Sometimes the holidays bite us right on our gingerbread fannies.
If social media and tv commercials are to be believed, we’re supposed to be all Martha Stewart and Norman Rockwell this time of year. Everything should be just-so for merriment and touching moments by the tree. Kids happy with gifts. Family heirlooms polished and nothing burning in the kitchen.
I, for one, have never had a holiday that looked like tv.
There have been absolutely great times with family and friends. There was always a tree (except for that one year during the divorce). There was usually music and good food. It was magical when I was a kid– but then I stopped being a kid. With maturity, I started to feel a weird pressure to make something happen during the holidays in order to fill some sense of loss. I felt nostalgic and a little bit angry for reasons I didn’t understand.
It can get almost existential this time of year: why does my Christmas not look like everyone else’s? Why don’t I have what I thought I’d have at this point in my life? Is it ever going to be magical again? Who decided we all have to do this crazy thing every year?

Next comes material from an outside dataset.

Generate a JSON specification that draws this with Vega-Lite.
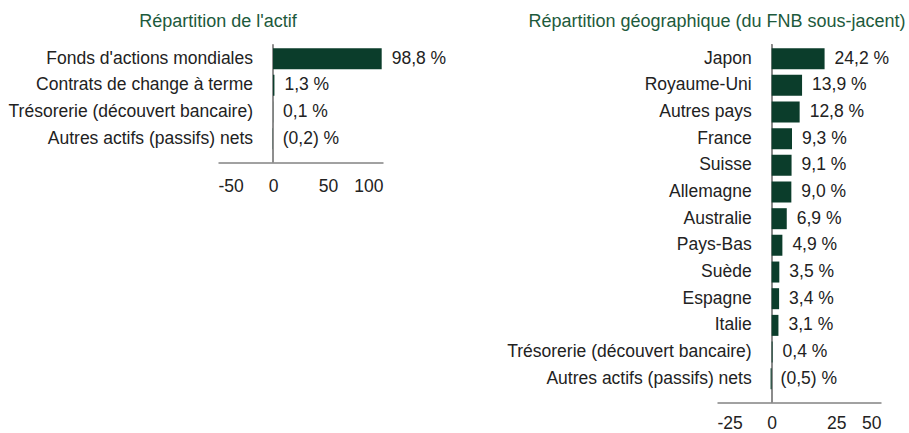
{
  "$schema": "https://vega.github.io/schema/vega-lite/v6.json",
  "background": "white",
  "padding": {"left": 8, "top": 12.5, "right": 5, "bottom": 0},
  "config": {
    "view": {"stroke": null},
    "font": "Liberation Sans",
    "title": {"fontSize": 18, "fontWeight": "normal", "color": "#1d5a3c", "font": "Liberation Sans", "anchor": "start", "frame": "group", "baseline": "alphabetic", "offset": 13},
    "axisX": {"grid": false, "ticks": false, "domainColor": "#444444", "labelFontSize": 17.5, "labelColor": "#222222", "labelPadding": 15, "title": null, "labelFont": "Liberation Sans", "labelExpr": "replace(datum.label, '−', '-')"}
  },
  "datasets": {
    "actif": [
      {"categorie": "Fonds d'actions mondiales", "valeur": 98.8, "etiquette": "98,8 %"},
      {"categorie": "Contrats de change à terme", "valeur": 1.3, "etiquette": "1,3 %"},
      {"categorie": "Trésorerie (découvert bancaire)", "valeur": 0.1, "etiquette": "0,1 %"},
      {"categorie": "Autres actifs (passifs) nets", "valeur": -0.2, "etiquette": "(0,2) %"}
    ],
    "geo": [
      {"categorie": "Japon", "valeur": 24.2, "etiquette": "24,2 %"},
      {"categorie": "Royaume-Uni", "valeur": 13.9, "etiquette": "13,9 %"},
      {"categorie": "Autres pays", "valeur": 12.8, "etiquette": "12,8 %"},
      {"categorie": "France", "valeur": 9.3, "etiquette": "9,3 %"},
      {"categorie": "Suisse", "valeur": 9.1, "etiquette": "9,1 %"},
      {"categorie": "Allemagne", "valeur": 9.0, "etiquette": "9,0 %"},
      {"categorie": "Australie", "valeur": 6.9, "etiquette": "6,9 %"},
      {"categorie": "Pays-Bas", "valeur": 4.9, "etiquette": "4,9 %"},
      {"categorie": "Suède", "valeur": 3.5, "etiquette": "3,5 %"},
      {"categorie": "Espagne", "valeur": 3.4, "etiquette": "3,4 %"},
      {"categorie": "Italie", "valeur": 3.1, "etiquette": "3,1 %"},
      {"categorie": "Trésorerie (découvert bancaire)", "valeur": 0.4, "etiquette": "0,4 %"},
      {"categorie": "Autres actifs (passifs) nets", "valeur": -0.5, "etiquette": "(0,5) %"}
    ]
  },
  "spacing": 60,
  "hconcat": [
    {
      "width": 165,
      "height": 118,
      "title": {"text": "Répartition de l'actif", "align": "center", "anchor": "start"},
      "data": {"name": "actif"},
      "layer": [
        {
          "mark": {"type": "rule", "color": "#8c8c8c", "strokeWidth": 1.2},
          "encoding": {"x": {"datum": 0, "type": "quantitative", "scale": {"domain": [-50, 100], "nice": false}}}
        },
        {
          "mark": {"type": "bar", "color": "#0b3d2b"},
          "encoding": {
            "x": {"field": "valeur", "type": "quantitative", "scale": {"domain": [-50, 100], "nice": false}, "axis": {"values": [-50, 0, 50, 100]}},
            "y": {"field": "categorie", "type": "nominal", "sort": null, "axis": null, "scale": {"paddingInner": 0.2125, "paddingOuter": 0.319, "align": 0.218}}
          }
        },
        {
          "mark": {"type": "text", "align": "right", "baseline": "middle", "dx": -20, "fontSize": 17.5, "color": "#222222"},
          "encoding": {
            "x": {"datum": 0, "type": "quantitative", "scale": {"domain": [-50, 100], "nice": false}},
            "y": {"field": "categorie", "type": "nominal", "sort": null, "axis": null},
            "text": {"field": "categorie"}
          }
        },
        {
          "mark": {"type": "text", "align": "left", "baseline": "middle", "dx": 10, "fontSize": 17.5, "color": "#222222"},
          "encoding": {
            "x": {"field": "valeur", "type": "quantitative", "scale": {"domain": [-50, 100], "nice": false}},
            "y": {"field": "categorie", "type": "nominal", "sort": null, "axis": null},
            "text": {"field": "etiquette"}
          }
        }
      ]
    },
    {
      "width": 164,
      "height": 358,
      "title": {"text": "Répartition géographique (du FNB sous-jacent)", "align": "center", "anchor": "start"},
      "data": {"name": "geo"},
      "layer": [
        {
          "mark": {"type": "rule", "color": "#8c8c8c", "strokeWidth": 1.2},
          "encoding": {"x": {"datum": 0, "type": "quantitative", "scale": {"domain": [-25, 50], "nice": false}}}
        },
        {
          "mark": {"type": "bar", "color": "#0b3d2b"},
          "encoding": {
            "x": {"field": "valeur", "type": "quantitative", "scale": {"domain": [-25, 50], "nice": false}, "axis": {"values": [-25, 0, 25, 50], "labelPadding": 12, "labelFlush": true, "labelOffset": {"condition": {"test": "datum.value == 25", "value": 10}, "value": 0}}},
            "y": {"field": "categorie", "type": "nominal", "sort": null, "axis": null, "scale": {"paddingInner": 0.2125, "paddingOuter": 0.319, "align": 0.218}}
          }
        },
        {
          "mark": {"type": "text", "align": "right", "baseline": "middle", "dx": -20, "fontSize": 17.5, "color": "#222222"},
          "encoding": {
            "x": {"datum": 0, "type": "quantitative", "scale": {"domain": [-25, 50], "nice": false}},
            "y": {"field": "categorie", "type": "nominal", "sort": null, "axis": null},
            "text": {"field": "categorie"}
          }
        },
        {
          "mark": {"type": "text", "align": "left", "baseline": "middle", "dx": 10, "fontSize": 17.5, "color": "#222222"},
          "encoding": {
            "x": {"field": "valeur", "type": "quantitative", "scale": {"domain": [-25, 50], "nice": false}},
            "y": {"field": "categorie", "type": "nominal", "sort": null, "axis": null},
            "text": {"field": "etiquette"}
          }
        }
      ]
    }
  ]
}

And I see the inequality in our world, the ways that middle-class families are struggling in ways they never used to, the grief that people feel because of empty seats at the table, the absence of civil conversation, the addiction to cell phones. It’s writ large during the holidays.
Most of the people I know who are brave enough to talk candidly about the holidays admit to feeling triggered, sad, or bored this time of year. Rather than just opting out, I prefer to ask questions: what is the something magical we’re looking for, and how do we find it? Can we use this time as part of our spiritual practice, as an opportunity instead of a liability?

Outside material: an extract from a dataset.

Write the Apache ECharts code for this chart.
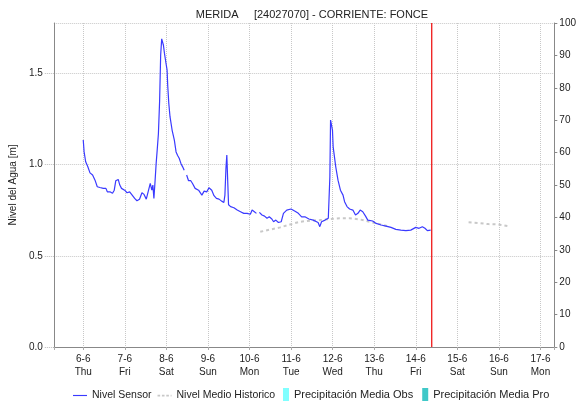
<!DOCTYPE html>
<html>
<head>
<meta charset="utf-8">
<script src="https://cdn.jsdelivr.net/npm/echarts@6/dist/echarts.min.js"></script>
<style>html,body{margin:0;padding:0;background:#fff;}#c{width:579px;height:402px;}</style>
</head>
<body>
<div id="c"></div>
<script>
// ---- data (hours counted from 6-6 00:00) ----
const titleText = 'MERIDA     [24027070] - CORRIENTE: FONCE';
const dayLabels = ['6-6','7-6','8-6','9-6','10-6','11-6','12-6','13-6','14-6','15-6','16-6','17-6'];
const weekdayLabels = ['Thu','Fri','Sat','Sun','Mon','Tue','Wed','Thu','Fri','Sat','Sun','Mon'];
const leftTicks = [0, 0.5, 1.0, 1.5];
const rightTicks = [0,10,20,30,40,50,60,70,80,90,100];

const sensorHours = [
  0, 0.5, 1.4, 2.6, 3.9, 5.4, 6.8, 8.1, 9.6, 11.6,
  13.1, 13.9, 15.4, 16.9, 17.9, 18.8, 20.2, 21.1, 22.1, 23.9,
  25.3, 26.8, 27.8, 29.7, 31.0, 32.5, 33.9, 35.1, 36.4, 37.3,
  38.7, 39.6, 40.2, 40.8, 41.5, 42.1, 42.7, 43.4, 44.1, 44.7,
  45.3, 45.8, 46.3, 46.9, 47.8, 48.4, 48.8, 49.4, 50.1, 51.3,
  52.6, 53.6, 54.5, 55.4, 56.4, 57.4, 58.3, 59.0, 59.7, 60.8,
  62.1, 63.1, 64.6, 66.6, 68.5, 69.8, 71.3, 72.6, 74.2, 75.5,
  76.9, 78.4, 79.9, 81.2, 81.8, 82.4, 82.9, 83.5, 83.9, 85.1,
  87.0, 88.9, 90.8, 92.7, 94.6, 96.5, 97.5, 98.8, 100.0, 100.8,
  101.7, 103.2, 104.7, 106.1, 107.4, 108.9, 109.9, 111.2, 112.7, 114.3,
  115.6, 117.5, 120.0, 122.3, 124.2, 126.1, 128.0, 130.3, 132.8, 135.6,
  136.6, 137.6, 139.6, 141.5, 142.4, 142.8, 143.6, 143.9, 144.3, 145.8,
  147.1, 148.5, 150.0, 150.9, 152.3, 153.8, 155.7, 157.2, 158.6, 159.9,
  161.4, 163.0, 164.3, 167.1, 169.1, 172.0, 174.8, 177.7, 180.5, 183.4,
  186.3, 189.1, 192.0, 193.9, 195.8, 197.3, 198.7, 200.6
];
const sensorLevels = [
  1.135, 1.07, 1.016, 0.99, 0.955, 0.943, 0.915, 0.879, 0.875, 0.87,
  0.87, 0.851, 0.851, 0.843, 0.86, 0.912, 0.919, 0.888, 0.87, 0.86,
  0.846, 0.851, 0.839, 0.815, 0.802, 0.81, 0.846, 0.837, 0.811, 0.81,
  0.897, 0.86, 0.888, 0.815, 0.915, 1.007, 1.08, 1.17, 1.35, 1.6,
  1.69, 1.68, 1.655, 1.61, 1.555, 1.52, 1.43, 1.336, 1.263, 1.19,
  1.135, 1.07, 1.05, 1.035, 1.007, 0.988, 0.97, null, 0.943, 0.912,
  0.912, 0.897, 0.87, 0.86, 0.833, 0.855, 0.851, 0.873, 0.86, 0.83,
  0.815, 0.811, 0.80, 0.793, 0.833, 0.98, 1.053, 0.888, 0.78, 0.77,
  0.764, 0.751, 0.742, 0.733, 0.733, 0.728, 0.751, 0.742, 0.733, null,
  0.738, 0.724, 0.718, 0.706, 0.714, 0.702, 0.687, 0.696, 0.683, 0.687,
  0.733, 0.751, 0.757, 0.745, 0.733, 0.714, 0.714, 0.702, 0.696, 0.683,
  0.66, 0.687, 0.696, 0.706, 0.934, 1.245, 1.248, 1.19, 1.098, 0.988,
  0.915, 0.86, 0.833, 0.797, 0.77, 0.757, 0.751, 0.724, 0.733, 0.751,
  0.742, 0.718, 0.696, 0.691, 0.678, 0.669, 0.663, 0.656, 0.645, 0.641,
  0.638, 0.641, 0.656, 0.651, 0.66, 0.651, 0.638, 0.641
];
const historicHours = [102.2, 107.9, 113.7, 119.4, 125.2, 130.9, 136.6, 142.4, 148.1, 153.8,
  159.6, 165.3, 171.1, 176.8, 200.0, 222.5, 228.3, 234.0, 239.7, 245.4];
const historicLevels = [0.632, 0.644, 0.656, 0.672, 0.687, 0.693, 0.696, 0.702, 0.706, 0.706,
  0.70, 0.687, 0.674, 0.66, null, 0.684, 0.68, 0.674, 0.672, 0.663];
const precipObs = [];
const precipPro = [];
const nowHour = 201.2;               // red "current time" marker
const nowMarkerRange = [0, 100];     // spans the right axis
const axisStartHour = -17;
const axisEndHour = 272;

// ---- build ----
const base = new Date(2024, 5, 6, 0, 0, 0).getTime();
const HOUR = 3600000, DAY = 86400000;
const toT = h => base + h * HOUR;
const pair = (hs, vs) => hs.map((h, i) => [toT(h), vs[i]]);

const FONT = 'Liberation Sans';
const TXT = '#222';
const RED = '#f02828';

const chart = echarts.init(document.getElementById('c'), null, {renderer: 'canvas'});
chart.setOption({
  animation: false,
  backgroundColor: '#fff',
  textStyle: {fontFamily: FONT},
  title: {
    text: titleText, left: 307, textAlign: 'center', top: 4,
    textStyle: {fontSize: 11, fontWeight: 'normal', color: TXT, fontFamily: FONT}
  },
  grid: {left: 52, right: 23, top: 23, bottom: 55, containLabel: false},
  legend: [
    {
      left: 73, top: 390, padding: 0, itemWidth: 14, itemHeight: 2, itemGap: 6,
      textStyle: {fontSize: 10.5, color: TXT, fontFamily: FONT},
      data: [
        {name: 'Nivel Sensor', icon: 'path://M0,0h16v1.3h-16z', itemStyle: {color: '#3a3aff'}},
        {name: 'Nivel Medio Historico', icon: 'path://M0,0h3v2h-3zM5,0h3v2h-3zM10,0h3v2h-3zM15,0h1v2h-1z', itemStyle: {color: '#c8c8c8'}}
      ]
    },
    {
      left: 283, top: 388, padding: 0, itemWidth: 6, itemHeight: 13, itemGap: 9, icon: 'rect',
      textStyle: {fontSize: 11, color: TXT, fontFamily: FONT},
      data: ['Precipitación Media Obs', 'Precipitación Media Pro']
    }
  ],
  xAxis: [
    {
      type: 'time', min: toT(axisStartHour), max: toT(axisEndHour),
      minInterval: DAY, maxInterval: DAY,
      axisLine: {show: true, lineStyle: {color: '#666', type: 'dotted', width: 1}},
      axisTick: {show: false},
      axisLabel: {
        showMinLabel: false, showMaxLabel: false,
        color: TXT, fontSize: 10, fontFamily: FONT, lineHeight: 13, margin: 6,
        formatter: function (v) {
          const i = Math.round((v - base) / DAY);
          if (i < 0 || i >= dayLabels.length) return '';
          return dayLabels[i] + '\n' + weekdayLabels[i];
        }
      },
      splitLine: {show: true, lineStyle: {color: '#c8c8c8', type: 'dotted', width: 1}}
    },
    {
      type: 'time', position: 'top', min: toT(axisStartHour), max: toT(axisEndHour),
      minInterval: DAY, maxInterval: DAY,
      axisLine: {show: true, lineStyle: {color: '#888', width: 1}},
      axisTick: {show: true, inside: true, length: 3, lineStyle: {color: '#aaa'}},
      axisLabel: {show: false},
      splitLine: {show: false}
    }
  ],
  yAxis: [
    {
      type: 'value', min: 0, max: 1.777, interval: 0.5,
      name: 'Nivel del Agua [m]', nameLocation: 'middle', nameGap: 22, nameRotate: 90,
      nameTextStyle: {fontSize: 10, color: TXT, fontFamily: FONT},
      axisLine: {show: true, lineStyle: {color: '#888'}},
      axisTick: {show: true, length: 10, lineStyle: {color: '#bbb', type: 'dotted'}},
      axisLabel: {
        showMaxLabel: false, margin: 11, color: TXT, fontSize: 10, fontFamily: FONT,
        formatter: v => leftTicks.indexOf(Math.round(v * 10) / 10) >= 0 ? v.toFixed(1) : ''
      },
      splitLine: {show: true, lineStyle: {color: '#c8c8c8', type: 'dotted', width: 1}}
    },
    {
      type: 'value', min: rightTicks[0], max: rightTicks[rightTicks.length - 1], interval: 10,
      position: 'right',
      axisLine: {show: true, lineStyle: {color: '#888'}},
      axisTick: {show: true, length: 3, lineStyle: {color: '#888'}},
      axisLabel: {margin: 5, color: TXT, fontSize: 10, fontFamily: FONT},
      splitLine: {show: false}
    }
  ],
  series: [
    {
      name: 'Nivel Sensor', type: 'line', xAxisIndex: 0, yAxisIndex: 0,
      data: pair(sensorHours, sensorLevels), showSymbol: false, symbol: 'none',
      connectNulls: false, z: 5,
      lineStyle: {color: '#3a3aff', width: 1.2}, itemStyle: {color: '#3a3aff'}
    },
    {
      name: 'Nivel Medio Historico', type: 'line', xAxisIndex: 0, yAxisIndex: 0,
      data: pair(historicHours, historicLevels), showSymbol: false, symbol: 'none',
      connectNulls: false, z: 3,
      lineStyle: {color: '#c8c8c8', width: 2, type: [3, 3]}, itemStyle: {color: '#c8c8c8'}
    },
    {
      name: 'Precipitación Media Obs', type: 'line', xAxisIndex: 0, yAxisIndex: 1,
      data: precipObs, symbol: 'none', itemStyle: {color: '#80ffff'}, lineStyle: {color: '#80ffff'}
    },
    {
      name: 'Precipitación Media Pro', type: 'line', xAxisIndex: 0, yAxisIndex: 1,
      data: precipPro, symbol: 'none', itemStyle: {color: '#40c8c8'}, lineStyle: {color: '#40c8c8'}
    },
    {
      name: 'Ahora', type: 'line', xAxisIndex: 0, yAxisIndex: 1, silent: true, z: 6,
      data: nowMarkerRange.map(v => [toT(nowHour), v]), symbol: 'none', showSymbol: false,
      lineStyle: {color: RED, width: 1.4}, itemStyle: {color: RED}
    }
  ]
});
</script>
</body>
</html>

I think we can, and here are a few ways to truly utilize this season for wholeness and healing:
—Pay attention to the triggers. If you find yourself short-tempered, picking fights, feeling panicky or depressed, trust that there may be a specific button that was pushed. See if you can trace back your feelings to a moment or an exchange, and be curious about your reaction. There is likely some good information here that you can work with to dismantle that trigger. Contact me for a healing session if you’re ready to do more of that inner work or need a witness and some perspective.
—Leave space for sadness. If you had unhappy holiday experiences in the past, or are missing someone, or have other issues going on (and who doesn’t?), allow yourself to feel it. Holidays can put a spotlight on what’s missing, rather than what we have, and faking it doesn’t really help. If you’re sad, be sad. If you’re grieving, talk about it with someone you trust. Being honest about the sadness takes way less energy than covering it up with tinsel.
—Consider what’s truly nourishing. This certainly applies to food, since veggies tend not to be high on our list of holiday snacks. That sugar rush comes with a crash, so if you’re already blue you might want to skip the extra cookie or glass of wine. But nourishment applies to who you spend time with, what media you consume, and having adequate time for personal care. Schedule in what keeps you sane and grounded, whether it’s a yoga class, thrash metal in your car, or a long walk with a kind friend.
—Find or create rituals that make sense to you. If you’re reading this, I bet you have an impulse towards meaning-making and story-telling. You probably crave connection and eschew things done “because that’s how we always do them.” So, what did your ancestors way back through the centuries do at solstice-time? What does your heart ask of you in quiet moments? Looking back at your childhood, what did you have or wish you had –and are those things you can provide for yourself in some way now? Some example might be candlelight meditation, heart-to-heart sharing or stories, favorite songs, volunteering, travel to special places, dancing, and cooking family recipes, or you might decide to try something new each year at Christmas. Examine why you do what you do during the holidays, and be willing to part ways with what feels empty– in favor of what’s genuinely meaningful.
Whether you explore these options or not, I hope that you will hold yourself and others in as much compassion as you can muster as we close out the year (and the decade!). Everyone has stories and sadnesses that you may not see– and that includes you. Let this be a season of giving generously and from the heart, even in small gestures of kindness and patience.
Wishing you warmth and cheer. I’ll see you in 2020, with bells on.